The case is just one example to showcase how expensive and messy campaign fundraising can get for a position many would say should be above dollar influences.
"We need to get the money out of [the judicial system]," Bob Heim, board chairman of Pennsylvanians for Modern Courts (PMC), which supports merit selection, told the state House Judiciary Committee yesterday at a public hearing at the National Constitution Center.
Although most judges follow the law, he said, there is the perception that they may not if they have accepted campaign money from lawyers arguing before them.
The House Judiciary Committee is considering two bills, HB 1815 and 1816, sponsored by Rep. Bryan Cutler, R-Lancaster, that would set up a merit-selection system to fill vacancies for the state's appellate posts - Supreme Court justices and Superior and Commonwealth Court judges.
(The bills don't deal with judges at the Common Pleas or Municipal Court levels.)
The proposal would require a constitutional amendment and would be voted on by the public in a referendum. The amendment would create a 15-member nominating commission to screen candidates and develop a list of potential nominees for the governor.
Commission members would be chosen by the governor, legislative leaders and civic and other groups, and would be diverse in political, geographic, gender and ethnic backgrounds. One member would be a law-school dean.
The eventual nominee would have to undergo a Senate confirmation hearing. As judge, the person would serve an initial term of four years and then go before voters in retention elections.
During the hearing, PMC leaders testified during one panel session. Deputy Director Shira Goodman said that there are six states that now elect all their judges: West Virginia, Alabama, Texas, Louisiana, Illinois and Pennsylvania.
Rep. Todd Stephens, R-Montgomery, questioned supporters of the bills as to whether the proposed system would actually be better. The bill takes the public out of the selection process and puts in special-interest groups who would pick the people on the nominating commission, he said.
To that, Heim replied: "I don't see it that way at all."

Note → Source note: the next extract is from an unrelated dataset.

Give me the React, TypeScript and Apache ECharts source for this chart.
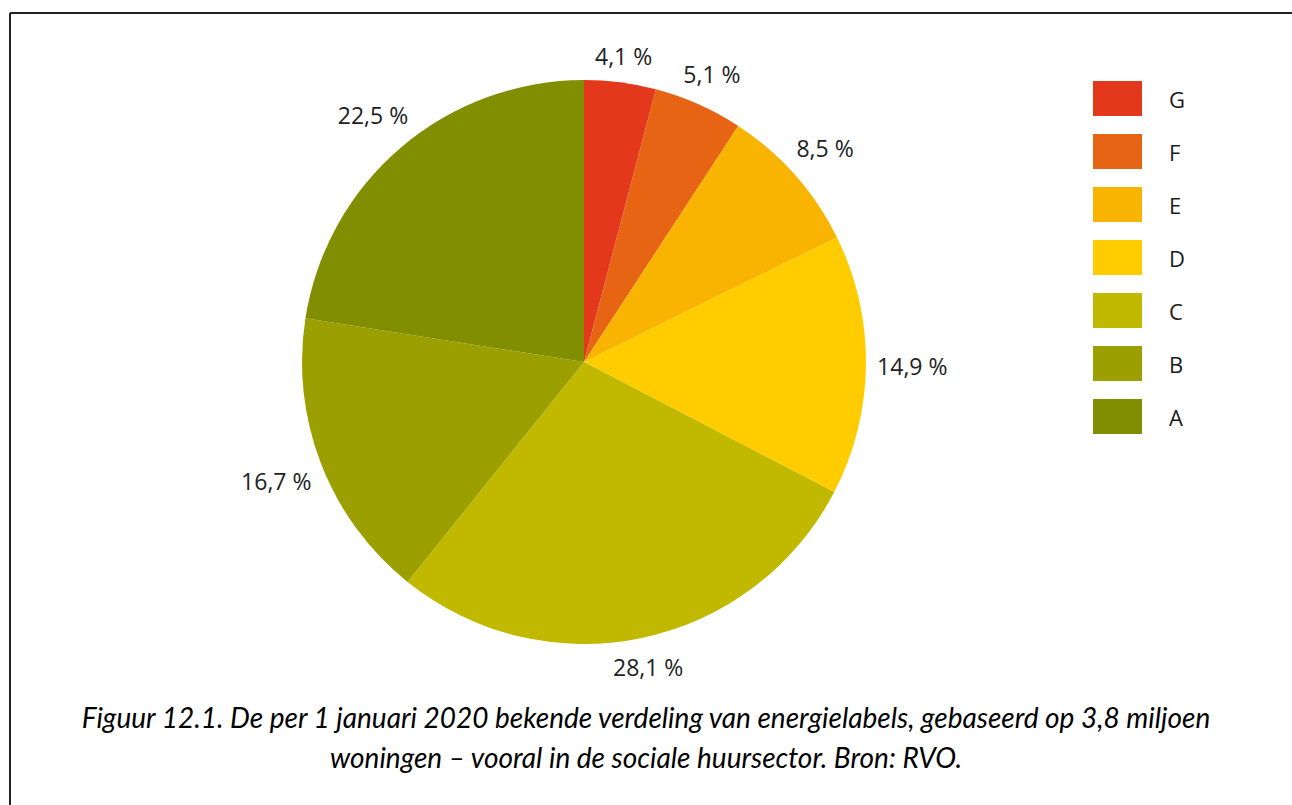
import React, { useEffect, useRef } from "react";
import * as echarts from "echarts";

const categories = ["G", "F", "E", "D", "C", "B", "A"];
const values = [4.1, 5.1, 8.5, 14.9, 28.1, 16.7, 22.5];
const colors = ["#E3381B", "#E86415", "#F8B400", "#FFCC00", "#C0B900", "#9BA000", "#818E00"];
const caption =
  "Figuur 12.1. De per 1 januari 2020 bekende verdeling van energielabels, gebaseerd op 3,8 miljoen\nwoningen – vooral in de sociale huursector. Bron: RVO.";

const CX = 584;
const CY = 362;
const R = 282;

export default function App() {
  const ref = useRef<HTMLDivElement>(null);
  useEffect(() => {
    document.body.style.margin = "0";
    const chart = echarts.init(ref.current!, null, { renderer: "svg" });
    const total = values.reduce((a, b) => a + b, 0);
    const cum: number[] = [];
    let acc = 0;
    values.forEach((v) => {
      cum.push(acc);
      acc += v;
    });
    chart.setOption({
      animation: false,
      backgroundColor: "#fff",
      legend: {
        orient: "vertical",
        left: 1093,
        top: 81,
        padding: 0,
        itemWidth: 49,
        itemHeight: 35,
        itemGap: 18,
        icon: "rect",
        data: categories,
        textStyle: {
          fontFamily: "Open Sans",
          fontSize: 22,
          color: "#1a1a1a",
          padding: [0, 0, 0, 22],
        },
      },
      graphic: [
        { type: "line", shape: { x1: 10, y1: 13, x2: 1292, y2: 13 }, style: { stroke: "#222", lineWidth: 2 } },
        { type: "line", shape: { x1: 10, y1: 13, x2: 10, y2: 805 }, style: { stroke: "#222", lineWidth: 2 } },
        {
          type: "text",
          x: 646,
          y: 737,
          style: {
            text: caption,
            align: "center",
            verticalAlign: "middle",
            fontFamily: "Lato",
            fontStyle: "italic",
            fontWeight: "normal",
            fontSize: 28,
            lineHeight: 40,
            fill: "#000",
          },
        },
      ],
      series: [
        {
          type: "pie",
          center: [CX, CY],
          radius: [0, R],
          startAngle: 90,
          clockwise: true,
          avoidLabelOverlap: false,
          silent: true,
          data: categories.map((c, i) => ({ name: c, value: values[i], itemStyle: { color: colors[i] } })),
          label: {
            show: true,
            position: "outside",
            formatter: (p: any) => `${String(p.value).replace(".", ",")} %`,
            fontFamily: "Open Sans",
            fontSize: 23,
            color: "#222",
          },
          labelLine: { show: false },
          labelLayout: (params: any) => {
            const i = params.dataIndex;
            const mid = ((cum[i] + values[i] / 2) / total) * Math.PI * 2;
            const s = Math.sin(mid);
            const c = Math.cos(mid);
            const w = params.labelRect.width;
            const h = params.labelRect.height;
            const ext = Math.abs(s) * (w / 2) + Math.abs(c) * (h / 2);
            const rr = R + ext + 11;
            return { x: CX + rr * s, y: CY - rr * c, align: "center", verticalAlign: "middle" };
          },
        },
      ],
    });
    return () => chart.dispose();
  }, []);
  return <div ref={ref} style={{ width: 1292, height: 805 }} />;
}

Stephens added: "My concern is they all have PACs."
Heim retorted: "Do you think the deans of the three major law schools have PACs? . . . Come on!"
After the hearing, Stephens said that he hasn't "formulated a final opinion yet" on the bills.
The last time that merit selection was on the ballot was 1968, when it was narrowly defeated, Goodman said, adding: "Since then, elections have gotten more expensive."